— start of Dataset excerpt —

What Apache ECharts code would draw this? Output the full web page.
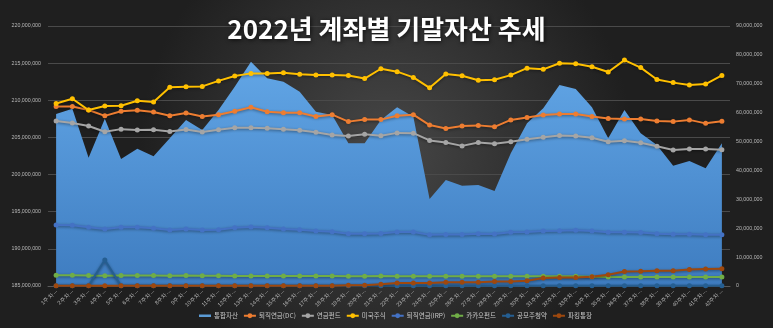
<!DOCTYPE html>
<html><head><meta charset="utf-8">
<script src="https://cdn.jsdelivr.net/npm/echarts@6/dist/echarts.min.js"></script>
<style>html,body{margin:0;padding:0;background:#2b2b2b}#c{width:773px;height:328px}</style>
</head><body><div id="c"></div>
<script>
const categories = Array.from({length: 42}, (_, i) => (i + 1) + '주차');
const 통합자산 = [208150000,208870000,202270000,207520000,202100000,203480000,202460000,204880000,207350000,206000000,208690000,211830000,215200000,212960000,212500000,211160000,208460000,208020000,204210000,204210000,207350000,209060000,207790000,196710000,199270000,198500000,198600000,197790000,202860000,206900000,208920000,212060000,211520000,209060000,204880000,208690000,205560000,203980000,201190000,201830000,200840000,204210000];
const 퇴직연금DC = [62100000,62100000,60900000,58900000,60500000,60800000,60200000,58900000,59900000,58700000,59300000,60500000,61900000,60300000,60000000,60000000,58700000,59300000,56900000,57600000,57600000,58900000,59300000,55700000,54500000,55400000,55600000,55100000,57500000,58300000,59200000,59500000,59500000,58700000,58000000,57800000,57800000,57100000,56900000,57500000,56300000,57000000];
const 연금펀드 = [57100000,56400000,55400000,53400000,54300000,54000000,54100000,53500000,54200000,53300000,54100000,54800000,54800000,54600000,54300000,53900000,53200000,52300000,51900000,52500000,52000000,53000000,52900000,50400000,49700000,48500000,49700000,49200000,49900000,50800000,51500000,52100000,51900000,51300000,49900000,50300000,49600000,48400000,47100000,47400000,47400000,47200000];
const 미국주식 = [63200000,64800000,60900000,62300000,62400000,64100000,63700000,68800000,69000000,69100000,71000000,72700000,73600000,73600000,73800000,73300000,73000000,73000000,72900000,71800000,75200000,74200000,72200000,68600000,73400000,72800000,71200000,71400000,73000000,75400000,75000000,77100000,76900000,75900000,74100000,78200000,75600000,71500000,70400000,69600000,69900000,72900000];
const 퇴직연금IRP = [21100000,21000000,20300000,19700000,20300000,20300000,20000000,19400000,19700000,19400000,19500000,20200000,20400000,20200000,19700000,19500000,19000000,18800000,18100000,18100000,18200000,18700000,18700000,17700000,17800000,17800000,18100000,18000000,18600000,18700000,19000000,19100000,19300000,19000000,18600000,18600000,18500000,18100000,17900000,17900000,17700000,17700000];
const 카카오펀드 = [3700000,3700000,3600000,3550000,3600000,3600000,3600000,3550000,3600000,3550000,3550000,3500000,3500000,3500000,3500000,3500000,3450000,3450000,3400000,3400000,3450000,3400000,3400000,3350000,3350000,3350000,3350000,3350000,3350000,3350000,3400000,3400000,3400000,3200000,3150000,3150000,3150000,3100000,3100000,3100000,3100000,3100000];
const 공모주청약 = [100000,100000,100000,9000000,100000,100000,100000,100000,100000,100000,100000,100000,100000,100000,100000,100000,100000,100000,100000,100000,100000,100000,100000,100000,100000,100000,100000,100000,100000,100000,100000,100000,100000,100000,100000,100000,100000,100000,100000,100000,100000,100000];
const 파킹통장 = [100000,100000,100000,100000,100000,100000,100000,100000,100000,100000,100000,100000,100000,100000,100000,100000,100000,100000,300000,300000,600000,1000000,1000000,1000000,1300000,1300000,1300000,1600000,1600000,1800000,2800000,2900000,2900000,3200000,3900000,5000000,5100000,5300000,5300000,5700000,5900000,6000000];
const seriesNames = ['통합자산','퇴직연금(DC)','연금펀드','미국주식','퇴직연금(IRP)','카카오펀드','공모주청약','파킹통장'];
const colors = ['#5B9BD5','#ED7D31','#A5A5A5','#FFC000','#4472C4','#70AD47','#255E91','#9E480E'];

const fmt = v => Number(v).toLocaleString('en-US');
const chart = echarts.init(document.getElementById('c'), null, {renderer: 'canvas'});
const lineSeries = (name, data, color) => ({
  name, type: 'line', yAxisIndex: 1, data,
  symbol: 'circle', symbolSize: 5,
  itemStyle: {color},
  lineStyle: {color, width: 2, shadowColor: 'rgba(0,0,0,0.45)', shadowBlur: 3, shadowOffsetY: 1},
  emphasis: {disabled: true}, animation: false
});
chart.setOption({
  animation: false,
  backgroundColor: {
    type: 'radial', x: 0.5, y: 0.45, r: 0.75,
    colorStops: [{offset: 0, color: '#474747'}, {offset: 1, color: '#1f1f1f'}]
  },
  color: colors,
  title: {
    text: '2022년 계좌별 기말자산 추세', left: 'center', top: 11,
    textStyle: {color: '#ffffff', fontSize: 26, fontWeight: 'bold', fontFamily: 'Noto Sans CJK KR',
      textShadowColor: 'rgba(0,0,0,0.7)', textShadowBlur: 4, textShadowOffsetX: 1, textShadowOffsetY: 1}
  },
  legend: {
    bottom: 4, left: 194, itemWidth: 12, itemHeight: 6, itemGap: 5,
    textStyle: {color: '#c8c8c8', fontSize: 6.5, fontFamily: 'Noto Sans CJK KR', padding: [0,0,0,-2]},
    data: seriesNames.map((n, i) => i === 0
      ? {name: n, icon: 'path://M0,0h24v5h-24z', itemStyle: {color: colors[0]}}
      : {name: n})
  },
  grid: {left: 48, right: 43, top: 26, bottom: 42},
  xAxis: {
    type: 'category', data: categories, boundaryGap: true,
    axisLine: {show: true, lineStyle: {color: '#5a5a5a', width: 1}},
    axisTick: {show: false},
    axisLabel: {color: '#b8b8b8', fontSize: 5.5, rotate: 45, interval: 0, margin: 4,
      formatter: v => v + '...'}
  },
  yAxis: [
    {type: 'value', min: 185000000, max: 220000000, interval: 5000000,
      axisLine: {show: false}, axisTick: {show: false},
      splitLine: {lineStyle: {color: '#4a4a4a', width: 1}},
      axisLabel: {color: '#b8b8b8', fontSize: 5.3, margin: 7, formatter: fmt}},
    {type: 'value', min: 0, max: 90000000, interval: 10000000,
      axisLine: {show: false}, axisTick: {show: false}, splitLine: {show: false},
      axisLabel: {color: '#b8b8b8', fontSize: 5.3, margin: 6, formatter: fmt}}
  ],
  series: [
    {name: '통합자산', type: 'line', yAxisIndex: 0, data: 통합자산, symbol: 'none',
      itemStyle: {color: '#5B9BD5'},
      lineStyle: {width: 0},
      areaStyle: {opacity: 1, color: {type: 'linear', x: 0, y: 0, x2: 0, y2: 1,
        colorStops: [{offset: 0, color: '#62a6e6'}, {offset: 1, color: '#3e7cc0'}]}},
      emphasis: {disabled: true}},
    lineSeries('퇴직연금(DC)', 퇴직연금DC, colors[1]),
    lineSeries('연금펀드', 연금펀드, colors[2]),
    lineSeries('미국주식', 미국주식, colors[3]),
    lineSeries('퇴직연금(IRP)', 퇴직연금IRP, colors[4]),
    lineSeries('카카오펀드', 카카오펀드, colors[5]),
    lineSeries('공모주청약', 공모주청약, colors[6]),
    lineSeries('파킹통장', 파킹통장, colors[7])
  ]
});
</script></body></html>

— end of Dataset excerpt —

Repeat the listing above exactly, with no pictures.

Solution to the exercise:
What Apache ECharts code would draw this? Output the full web page.
<!DOCTYPE html>
<html><head><meta charset="utf-8">
<script src="https://cdn.jsdelivr.net/npm/echarts@6/dist/echarts.min.js"></script>
<style>html,body{margin:0;padding:0;background:#2b2b2b}#c{width:773px;height:328px}</style>
</head><body><div id="c"></div>
<script>
const categories = Array.from({length: 42}, (_, i) => (i + 1) + '주차');
const 통합자산 = [208150000,208870000,202270000,207520000,202100000,203480000,202460000,204880000,207350000,206000000,208690000,211830000,215200000,212960000,212500000,211160000,208460000,208020000,204210000,204210000,207350000,209060000,207790000,196710000,199270000,198500000,198600000,197790000,202860000,206900000,208920000,212060000,211520000,209060000,204880000,208690000,205560000,203980000,201190000,201830000,200840000,204210000];
const 퇴직연금DC = [62100000,62100000,60900000,58900000,60500000,60800000,60200000,58900000,59900000,58700000,59300000,60500000,61900000,60300000,60000000,60000000,58700000,59300000,56900000,57600000,57600000,58900000,59300000,55700000,54500000,55400000,55600000,55100000,57500000,58300000,59200000,59500000,59500000,58700000,58000000,57800000,57800000,57100000,56900000,57500000,56300000,57000000];
const 연금펀드 = [57100000,56400000,55400000,53400000,54300000,54000000,54100000,53500000,54200000,53300000,54100000,54800000,54800000,54600000,54300000,53900000,53200000,52300000,51900000,52500000,52000000,53000000,52900000,50400000,49700000,48500000,49700000,49200000,49900000,50800000,51500000,52100000,51900000,51300000,49900000,50300000,49600000,48400000,47100000,47400000,47400000,47200000];
const 미국주식 = [63200000,64800000,60900000,62300000,62400000,64100000,63700000,68800000,69000000,69100000,71000000,72700000,73600000,73600000,73800000,73300000,73000000,73000000,72900000,71800000,75200000,74200000,72200000,68600000,73400000,72800000,71200000,71400000,73000000,75400000,75000000,77100000,76900000,75900000,74100000,78200000,75600000,71500000,70400000,69600000,69900000,72900000];
const 퇴직연금IRP = [21100000,21000000,20300000,19700000,20300000,20300000,20000000,19400000,19700000,19400000,19500000,20200000,20400000,20200000,19700000,19500000,19000000,18800000,18100000,18100000,18200000,18700000,18700000,17700000,17800000,17800000,18100000,18000000,18600000,18700000,19000000,19100000,19300000,19000000,18600000,18600000,18500000,18100000,17900000,17900000,17700000,17700000];
const 카카오펀드 = [3700000,3700000,3600000,3550000,3600000,3600000,3600000,3550000,3600000,3550000,3550000,3500000,3500000,3500000,3500000,3500000,3450000,3450000,3400000,3400000,3450000,3400000,3400000,3350000,3350000,3350000,3350000,3350000,3350000,3350000,3400000,3400000,3400000,3200000,3150000,3150000,3150000,3100000,3100000,3100000,3100000,3100000];
const 공모주청약 = [100000,100000,100000,9000000,100000,100000,100000,100000,100000,100000,100000,100000,100000,100000,100000,100000,100000,100000,100000,100000,100000,100000,100000,100000,100000,100000,100000,100000,100000,100000,100000,100000,100000,100000,100000,100000,100000,100000,100000,100000,100000,100000];
const 파킹통장 = [100000,100000,100000,100000,100000,100000,100000,100000,100000,100000,100000,100000,100000,100000,100000,100000,100000,100000,300000,300000,600000,1000000,1000000,1000000,1300000,1300000,1300000,1600000,1600000,1800000,2800000,2900000,2900000,3200000,3900000,5000000,5100000,5300000,5300000,5700000,5900000,6000000];
const seriesNames = ['통합자산','퇴직연금(DC)','연금펀드','미국주식','퇴직연금(IRP)','카카오펀드','공모주청약','파킹통장'];
const colors = ['#5B9BD5','#ED7D31','#A5A5A5','#FFC000','#4472C4','#70AD47','#255E91','#9E480E'];

const fmt = v => Number(v).toLocaleString('en-US');
const chart = echarts.init(document.getElementById('c'), null, {renderer: 'canvas'});
const lineSeries = (name, data, color) => ({
  name, type: 'line', yAxisIndex: 1, data,
  symbol: 'circle', symbolSize: 5,
  itemStyle: {color},
  lineStyle: {color, width: 2, shadowColor: 'rgba(0,0,0,0.45)', shadowBlur: 3, shadowOffsetY: 1},
  emphasis: {disabled: true}, animation: false
});
chart.setOption({
  animation: false,
  backgroundColor: {
    type: 'radial', x: 0.5, y: 0.45, r: 0.75,
    colorStops: [{offset: 0, color: '#474747'}, {offset: 1, color: '#1f1f1f'}]
  },
  color: colors,
  title: {
    text: '2022년 계좌별 기말자산 추세', left: 'center', top: 11,
    textStyle: {color: '#ffffff', fontSize: 26, fontWeight: 'bold', fontFamily: 'Noto Sans CJK KR',
      textShadowColor: 'rgba(0,0,0,0.7)', textShadowBlur: 4, textShadowOffsetX: 1, textShadowOffsetY: 1}
  },
  legend: {
    bottom: 4, left: 194, itemWidth: 12, itemHeight: 6, itemGap: 5,
    textStyle: {color: '#c8c8c8', fontSize: 6.5, fontFamily: 'Noto Sans CJK KR', padding: [0,0,0,-2]},
    data: seriesNames.map((n, i) => i === 0
      ? {name: n, icon: 'path://M0,0h24v5h-24z', itemStyle: {color: colors[0]}}
      : {name: n})
  },
  grid: {left: 48, right: 43, top: 26, bottom: 42},
  xAxis: {
    type: 'category', data: categories, boundaryGap: true,
    axisLine: {show: true, lineStyle: {color: '#5a5a5a', width: 1}},
    axisTick: {show: false},
    axisLabel: {color: '#b8b8b8', fontSize: 5.5, rotate: 45, interval: 0, margin: 4,
      formatter: v => v + '...'}
  },
  yAxis: [
    {type: 'value', min: 185000000, max: 220000000, interval: 5000000,
      axisLine: {show: false}, axisTick: {show: false},
      splitLine: {lineStyle: {color: '#4a4a4a', width: 1}},
      axisLabel: {color: '#b8b8b8', fontSize: 5.3, margin: 7, formatter: fmt}},
    {type: 'value', min: 0, max: 90000000, interval: 10000000,
      axisLine: {show: false}, axisTick: {show: false}, splitLine: {show: false},
      axisLabel: {color: '#b8b8b8', fontSize: 5.3, margin: 6, formatter: fmt}}
  ],
  series: [
    {name: '통합자산', type: 'line', yAxisIndex: 0, data: 통합자산, symbol: 'none',
      itemStyle: {color: '#5B9BD5'},
      lineStyle: {width: 0},
      areaStyle: {opacity: 1, color: {type: 'linear', x: 0, y: 0, x2: 0, y2: 1,
        colorStops: [{offset: 0, color: '#62a6e6'}, {offset: 1, color: '#3e7cc0'}]}},
      emphasis: {disabled: true}},
    lineSeries('퇴직연금(DC)', 퇴직연금DC, colors[1]),
    lineSeries('연금펀드', 연금펀드, colors[2]),
    lineSeries('미국주식', 미국주식, colors[3]),
    lineSeries('퇴직연금(IRP)', 퇴직연금IRP, colors[4]),
    lineSeries('카카오펀드', 카카오펀드, colors[5]),
    lineSeries('공모주청약', 공모주청약, colors[6]),
    lineSeries('파킹통장', 파킹통장, colors[7])
  ]
});
</script></body></html>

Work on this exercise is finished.